──────── Information provided ────────
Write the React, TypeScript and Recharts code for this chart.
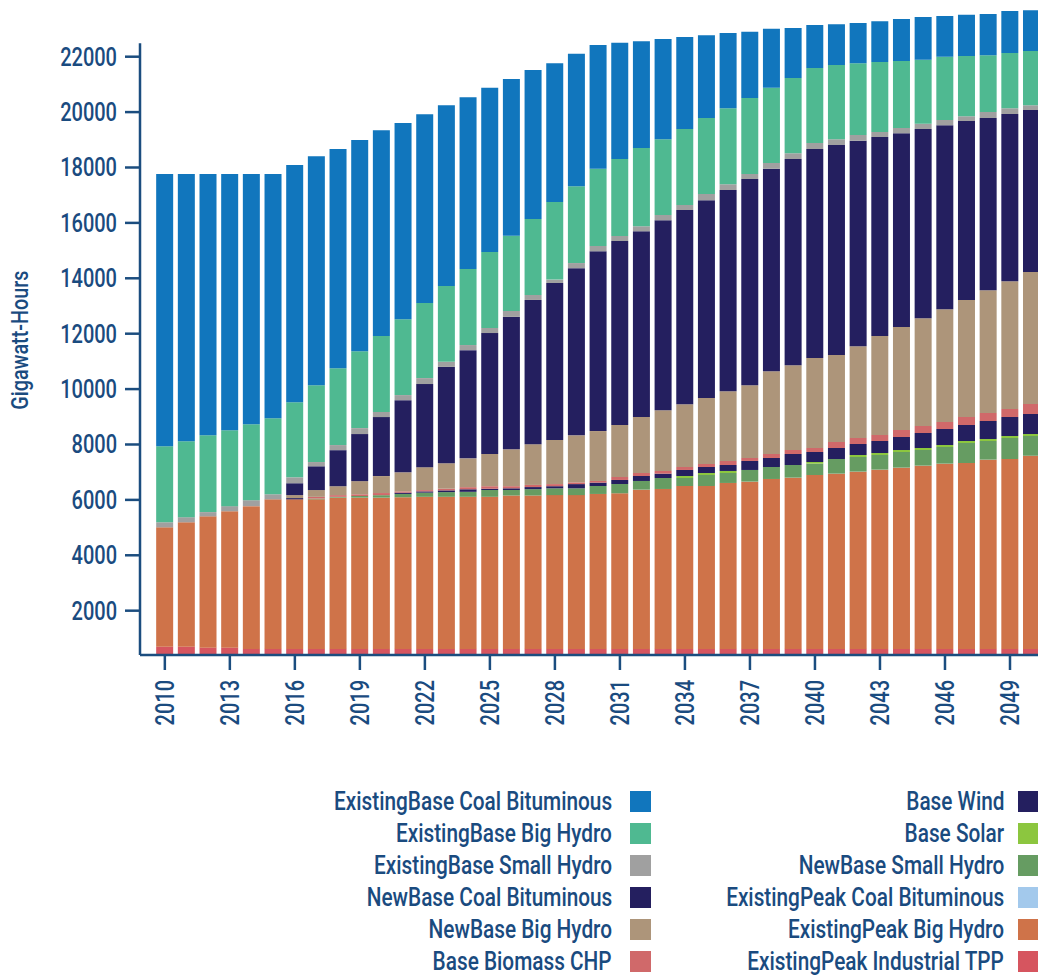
import React from 'react';
import { BarChart, Bar, XAxis, YAxis, Legend } from 'recharts';

const years = [
  '2010', '2011', '2012', '2013', '2014', '2015', '2016', '2017', '2018', '2019',
  '2020', '2021', '2022', '2023', '2024', '2025', '2026', '2027', '2028', '2029',
  '2030', '2031', '2032', '2033', '2034', '2035', '2036', '2037', '2038', '2039',
  '2040', '2041', '2042', '2043', '2044', '2045', '2046', '2047', '2048', '2049',
  '2050',
];

const existingPeakIndustrialTPP = [
  700, 700, 665, 665, 620, 620, 620, 620, 620, 620,
  620, 620, 620, 620, 620, 620, 620, 620, 620, 620,
  620, 620, 620, 620, 620, 620, 620, 620, 620, 620,
  620, 620, 620, 620, 620, 620, 620, 620, 620, 620,
  620,
];
const existingPeakBigHydro = [
  4308, 4492, 4741, 4925, 5154, 5399, 5399, 5399, 5460, 5460,
  5460, 5475, 5491, 5491, 5491, 5491, 5537, 5537, 5552, 5552,
  5594, 5618, 5750, 5774, 5882, 5882, 5991, 6039, 6135, 6183,
  6279, 6327, 6400, 6472, 6544, 6616, 6688, 6712, 6833, 6857,
  6977,
];
const existingPeakCoal = [
  0, 0, 0, 0, 0, 0, 0, 0, 0, 0,
  0, 0, 0, 0, 0, 0, 0, 0, 0, 0,
  0, 0, 0, 0, 0, 0, 0, 0, 0, 0,
  0, 0, 0, 0, 0, 0, 0, 0, 0, 0,
  0,
];
const newBaseSmallHydro = [
  0, 0, 0, 0, 0, 0, 0, 30, 30, 60,
  90, 120, 150, 170, 180, 245, 200, 230, 245, 245,
  288, 336, 313, 397, 289, 397, 360, 421, 433, 457,
  409, 530, 529, 529, 565, 565, 602, 722, 673, 758,
  710,
];
const baseSolar = [
  0, 0, 0, 0, 0, 0, 0, 0, 0, 0,
  0, 0, 0, 0, 0, 0, 0, 0, 0, 0,
  0, 0, 0, 0, 72, 72, 73, 0, 0, 0,
  60, 0, 72, 72, 72, 73, 72, 72, 73, 72,
  72,
];
const baseWind = [
  0, 0, 0, 0, 0, 0, 46, 0, 0, 0,
  0, 46, 46, 62, 92, 46, 61, 76, 77, 153,
  121, 145, 180, 156, 217, 217, 216, 325, 325, 397,
  361, 397, 397, 433, 470, 541, 577, 578, 649, 685,
  722,
];
const baseBiomassCHP = [
  0, 0, 0, 0, 0, 0, 0, 60, 62, 62,
  77, 46, 46, 61, 76, 92, 77, 77, 76, 62,
  60, 108, 108, 97, 108, 108, 145, 108, 144, 144,
  145, 216, 217, 217, 252, 253, 253, 288, 289, 289,
  361,
];
const newBaseBigHydro = [
  0, 0, 0, 0, 0, 0, 107, 246, 322, 475,
  613, 690, 827, 919, 1041, 1164, 1332, 1470, 1593, 1699,
  1802, 1872, 2019, 2192, 2262, 2383, 2519, 2626, 2988, 3058,
  3245, 3137, 3313, 3573, 3715, 3891, 4069, 4226, 4433, 4611,
  4767,
];
const newBaseCoal = [
  0, 0, 0, 0, 0, 0, 429, 858, 1301, 1700,
  2128, 2603, 3002, 3477, 3906, 4365, 4779, 5208, 5668, 6035,
  6494, 6648, 6709, 6861, 7015, 7138, 7261, 7444, 7306, 7444,
  7552, 7581, 7414, 7184, 7000, 6832, 6647, 6463, 6219, 6035,
  5851,
];
const existingBaseSmallHydro = [
  184, 183, 153, 184, 214, 184, 214, 153, 184, 214,
  184, 184, 215, 184, 184, 184, 215, 183, 122, 184,
  184, 184, 184, 184, 184, 230, 214, 184, 214, 215,
  214, 215, 214, 184, 184, 184, 184, 169, 214, 214,
  168,
];
const existingBaseBigHydro = [
  2742, 2742, 2773, 2741, 2742, 2742, 2711, 2772, 2773, 2773,
  2742, 2741, 2711, 2741, 2742, 2742, 2711, 2742, 2803, 2773,
  2788, 2772, 2818, 2742, 2742, 2742, 2742, 2742, 2711, 2711,
  2711, 2681, 2589, 2527, 2419, 2312, 2283, 2175, 2053, 1991,
  1961,
];
const existingBaseCoal = [
  9833, 9650, 9435, 9252, 9037, 8822, 8563, 8271, 7919, 7627,
  7429, 7077, 6816, 6525, 6203, 5927, 5667, 5377, 5009, 4779,
  4472, 4197, 3860, 3615, 3323, 2987, 2711, 2389, 2129, 1807,
  1547, 1470, 1455, 1470, 1517, 1547, 1470, 1486, 1486, 1517,
  1470,
];

const yTicks = [2000, 4000, 6000, 8000, 10000, 12000, 14000, 16000, 18000, 20000, 22000];

// stacking order, bottom to top
const series = [
  { key: 'tpp', name: 'ExistingPeak Industrial TPP', values: existingPeakIndustrialTPP },
  { key: 'peakHydro', name: 'ExistingPeak Big Hydro', values: existingPeakBigHydro },
  { key: 'peakCoal', name: 'ExistingPeak Coal Bituminous', values: existingPeakCoal },
  { key: 'nbSmallHydro', name: 'NewBase Small Hydro', values: newBaseSmallHydro },
  { key: 'solar', name: 'Base Solar', values: baseSolar },
  { key: 'wind', name: 'Base Wind', values: baseWind },
  { key: 'biomass', name: 'Base Biomass CHP', values: baseBiomassCHP },
  { key: 'nbBigHydro', name: 'NewBase Big Hydro', values: newBaseBigHydro },
  { key: 'nbCoal', name: 'NewBase Coal Bituminous', values: newBaseCoal },
  { key: 'ebSmallHydro', name: 'ExistingBase Small Hydro', values: existingBaseSmallHydro },
  { key: 'ebBigHydro', name: 'ExistingBase Big Hydro', values: existingBaseBigHydro },
  { key: 'ebCoal', name: 'ExistingBase Coal Bituminous', values: existingBaseCoal },
];

const colors: Record<string, string> = {
  tpp: '#d6555f',
  peakHydro: '#cf7349',
  peakCoal: '#a3c9ec',
  nbSmallHydro: '#669c62',
  solar: '#8cc63f',
  wind: '#241f5f',
  biomass: '#d0696a',
  nbBigHydro: '#ad957a',
  nbCoal: '#241f5f',
  ebSmallHydro: '#a0a0a0',
  ebBigHydro: '#4fb991',
  ebCoal: '#1176bd',
};

const data = years.map((year, i) => {
  const row: Record<string, string | number> = { year };
  series.forEach((s) => {
    row[s.key] = s.values[i];
  });
  return row;
});

const TEXT = '#1a4b7f';
const AXIS = '#1b4d7f';
const FONT = "Roboto, 'Liberation Sans', sans-serif";
const WEIGHT = 500;
const NUM_SX = 0.77;
const LEG_SX = 0.815;
const LABEL_SX = 0.86;

const legendOrder = [...series].reverse();
const legendLeft = legendOrder.slice(0, 6);
const legendRight = legendOrder.slice(6);

const XTick = (props: any) => {
  const { x, y, payload } = props;
  return (
    <text
      transform={`translate(${x},${y}) rotate(-90) scale(${NUM_SX},1)`}
      x={0}
      y={0}
      textAnchor="end"
      dominantBaseline="central"
      fill={TEXT}
      fontSize={26}
      fontWeight={WEIGHT}
      fontFamily={FONT}
    >
      {payload.value}
    </text>
  );
};

const YTick = (props: any) => {
  const { x, y, payload } = props;
  return (
    <text
      transform={`translate(${x},${y}) scale(${NUM_SX},1)`}
      x={0}
      y={0}
      textAnchor="end"
      dominantBaseline="central"
      fill={TEXT}
      fontSize={26}
      fontWeight={WEIGHT}
      fontFamily={FONT}
    >
      {payload.value}
    </text>
  );
};

const renderYLabel = (props: any) => {
  const vb = props.viewBox || { x: 0, y: 0, width: 140, height: 654 };
  const cx = vb.x + 20;
  const cy = vb.y + vb.height / 2 + 12;
  return (
    <text
      transform={`translate(${cx},${cy}) rotate(-90) scale(${LABEL_SX},1)`}
      x={0}
      y={0}
      textAnchor="middle"
      dominantBaseline="central"
      fill={TEXT}
      fontSize={23}
      fontWeight={WEIGHT}
      fontFamily={FONT}
    >
      Gigawatt-Hours
    </text>
  );
};

const legendTextStyle = (rightEdge: number, i: number): React.CSSProperties => ({
  position: 'absolute',
  right: 1038 - rightEdge,
  top: i * 32,
  lineHeight: '32px',
  whiteSpace: 'nowrap',
  display: 'inline-block',
  transform: `scaleX(${LEG_SX})`,
  transformOrigin: 'right center',
});

const renderLegend = () => (
  <div
    style={{
      position: 'relative',
      width: 1038,
      height: 192,
      fontFamily: FONT,
      fontSize: 25.5,
      fontWeight: WEIGHT,
      color: TEXT,
    }}
  >
    {legendLeft.map((s, i) => (
      <React.Fragment key={s.key}>
        <span style={legendTextStyle(612, i)}>{s.name}</span>
        <span style={{ position: 'absolute', left: 630, top: i * 32 + 5.5, width: 21, height: 21, background: colors[s.key] }} />
      </React.Fragment>
    ))}
    {legendRight.map((s, i) => (
      <React.Fragment key={s.key}>
        <span style={legendTextStyle(1004, i)}>{s.name}</span>
        <span style={{ position: 'absolute', left: 1018, top: i * 32 + 5.5, width: 21, height: 21, background: colors[s.key] }} />
      </React.Fragment>
    ))}
  </div>
);

export default function App() {
  return (
    <div style={{ position: 'absolute', left: 0, top: 0, width: 1038, height: 975, overflow: 'hidden', background: '#ffffff' }}>
      <BarChart
        width={1044}
        height={975}
        data={data}
        margin={{ top: 1.3, right: 1.5, bottom: 0, left: 0 }}
        barCategoryGap="10%"
      >
        <XAxis
          dataKey="year"
          height={320}
          padding={{ left: 14, right: 0 }}
          interval={2}
          tickSize={15}
          tickMargin={10}
          tick={<XTick />}
          axisLine={{ stroke: AXIS, strokeWidth: 2.5 }}
          tickLine={{ stroke: AXIS, strokeWidth: 2.5 }}
        />
        <YAxis
          width={140}
          domain={[400, 24000]}
          allowDataOverflow
          ticks={yTicks}
          interval={0}
          tickSize={15}
          tickMargin={8}
          tick={<YTick />}
          axisLine={{ stroke: AXIS, strokeWidth: 2.5, strokeDasharray: '0 42 1000' }}
          tickLine={{ stroke: AXIS, strokeWidth: 2.5 }}
          label={renderYLabel}
        />
        <Legend
          layout="vertical"
          align="center"
          verticalAlign="middle"
          wrapperStyle={{ top: 785, left: 0, width: 1038, height: 192 }}
          content={renderLegend}
        />
        {series.map((s) => (
          <Bar
            key={s.key}
            dataKey={s.key}
            name={s.name}
            stackId="a"
            fill={colors[s.key]}
            isAnimationActive={false}
          />
        ))}
      </BarChart>
    </div>
  );
}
────────
Pictures excluded, repeat exactly the lines from the top of the material through the line with "XAxis, YAxis, Legend", including both of those lines.

Written response ::
Write the React, TypeScript and Recharts code for this chart.
import React from 'react';
import { BarChart, Bar, XAxis, YAxis, Legend } from 'recharts';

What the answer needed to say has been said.